Problem — Copy nothing but the text: reproduce each line of the listing exactly and leave the pictures out.

Dataset content —
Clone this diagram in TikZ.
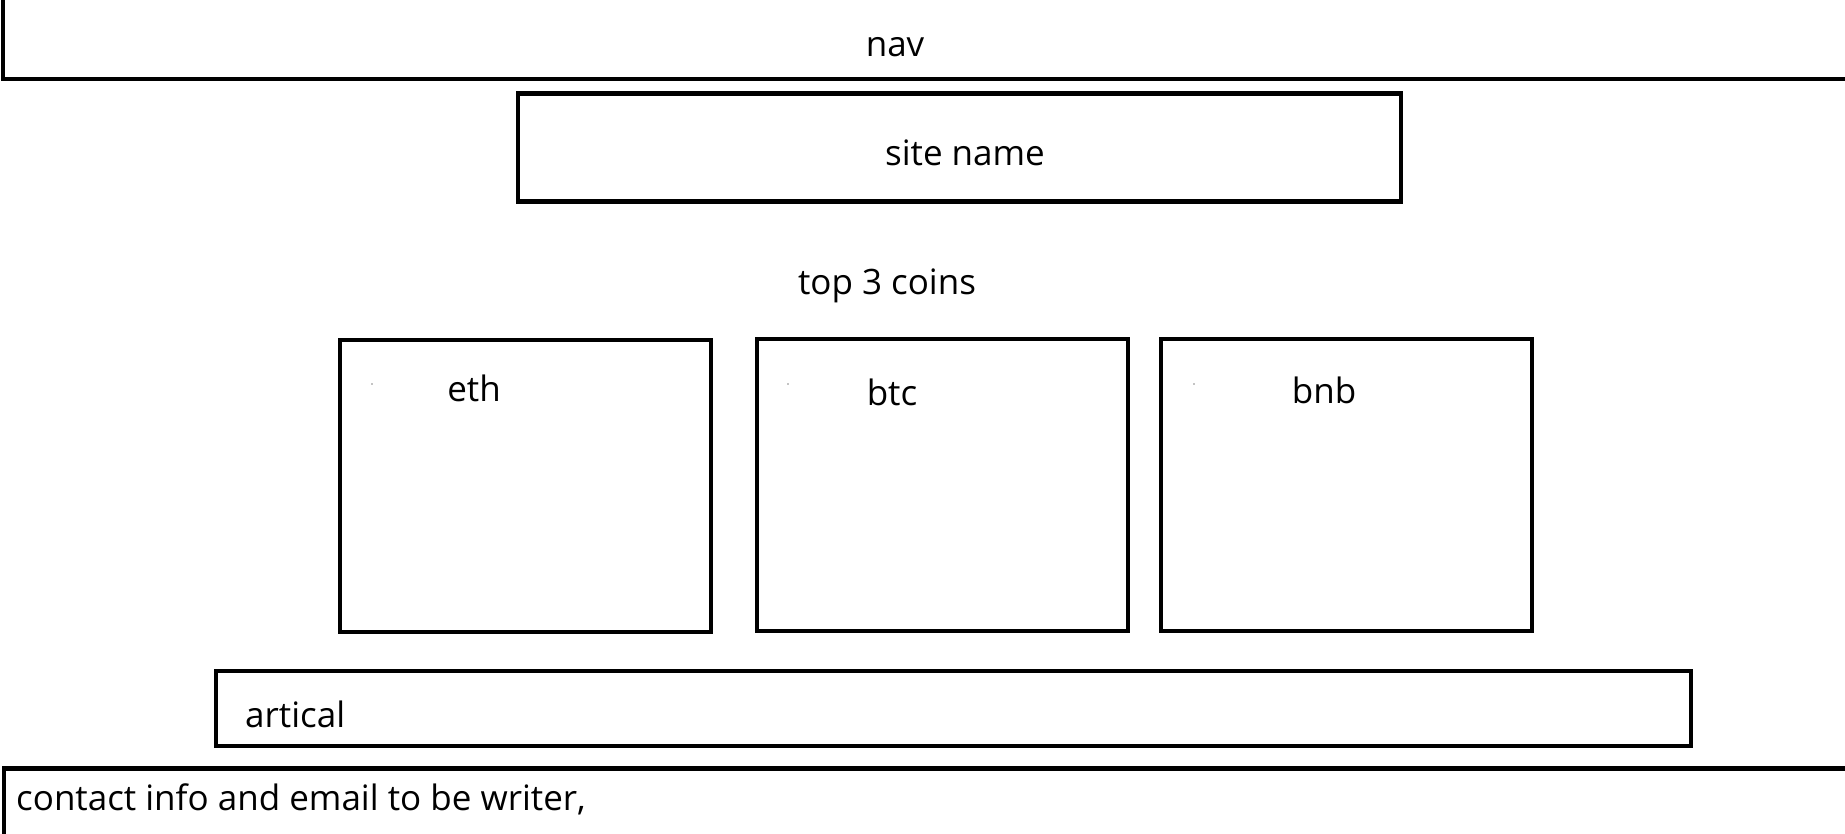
\documentclass[tikz,border=0pt]{standalone}
\usepackage{fontspec}
\setmainfont{Open Sans}
\begin{document}
\begin{tikzpicture}[x=1pt,y=-1pt,
  frame/.style={draw=black,line width=4.5pt,rectangle,inner sep=0pt,anchor=north west},
  lbl/.style={font=\fontsize{35}{42}\selectfont,inner sep=0pt},
  speck/.style={fill=black,circle,inner sep=0pt,minimum size=1.2pt}]
\useasboundingbox (0,0) rectangle (1845,833);
\clip (0,0) rectangle (1845,833);
% nav
\node[frame,minimum width=1900pt,minimum height=100pt] (nav) at (0.5,-23.5) {};
\node[lbl] (navt) at (895,47) {nav};
% site name
\node[frame,minimum width=883pt,minimum height=108pt] (site) at (515.6,91) {};
\node[lbl] (sitet) at (965,153) {site name};
% top 3 coins
\node[lbl] (top) at (887,286) {top 3 coins};
% coins
\node[frame,minimum width=371pt,minimum height=292pt] (eth) at (337.6,337.6) {};
\node[lbl] (etht) at (474,388) {eth};
\node[speck] (ethd) at (372,384) {};
\node[frame,minimum width=371pt,minimum height=292pt] (btc) at (754.6,336.6) {};
\node[lbl] (btct) at (892,392) {btc};
\node[speck] (btcd) at (788,384) {};
\node[frame,minimum width=371pt,minimum height=292pt] (bnb) at (1158.6,336.6) {};
\node[lbl] (bnbt) at (1324,390) {bnb};
\node[speck] (bnbd) at (1194,384) {};
% artical
\node[frame,minimum width=1475pt,minimum height=75pt] (art) at (213.6,668.6) {};
\node[lbl,anchor=west] (artt) at (245,714) {artical};
% footer
\node[frame,minimum width=1900pt,minimum height=120pt] (foot) at (1.5,766) {};
\node[lbl,anchor=west] (foott) at (16,799) {contact info and email to be writer,};
\end{tikzpicture}
\end{document}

Task output —
Clone this diagram in TikZ.
\documentclass[tikz,border=0pt]{standalone}
\usepackage{fontspec}
\setmainfont{Open Sans}
\begin{document}
\begin{tikzpicture}[x=1pt,y=-1pt,
  frame/.style={draw=black,line width=4.5pt,rectangle,inner sep=0pt,anchor=north west},
  lbl/.style={font=\fontsize{35}{42}\selectfont,inner sep=0pt},
  speck/.style={fill=black,circle,inner sep=0pt,minimum size=1.2pt}]
\useasboundingbox (0,0) rectangle (1845,833);
\clip (0,0) rectangle (1845,833);
% nav
\node[frame,minimum width=1900pt,minimum height=100pt] (nav) at (0.5,-23.5) {};
\node[lbl] (navt) at (895,47) {nav};
% site name
\node[frame,minimum width=883pt,minimum height=108pt] (site) at (515.6,91) {};
\node[lbl] (sitet) at (965,153) {site name};
% top 3 coins
\node[lbl] (top) at (887,286) {top 3 coins};
% coins
\node[frame,minimum width=371pt,minimum height=292pt] (eth) at (337.6,337.6) {};
\node[lbl] (etht) at (474,388) {eth};
\node[speck] (ethd) at (372,384) {};
\node[frame,minimum width=371pt,minimum height=292pt] (btc) at (754.6,336.6) {};
\node[lbl] (btct) at (892,392) {btc};
\node[speck] (btcd) at (788,384) {};
\node[frame,minimum width=371pt,minimum height=292pt] (bnb) at (1158.6,336.6) {};
\node[lbl] (bnbt) at (1324,390) {bnb};
\node[speck] (bnbd) at (1194,384) {};
% artical
\node[frame,minimum width=1475pt,minimum height=75pt] (art) at (213.6,668.6) {};
\node[lbl,anchor=west] (artt) at (245,714) {artical};
% footer
\node[frame,minimum width=1900pt,minimum height=120pt] (foot) at (1.5,766) {};
\node[lbl,anchor=west] (foott) at (16,799) {contact info and email to be writer,};
\end{tikzpicture}
\end{document}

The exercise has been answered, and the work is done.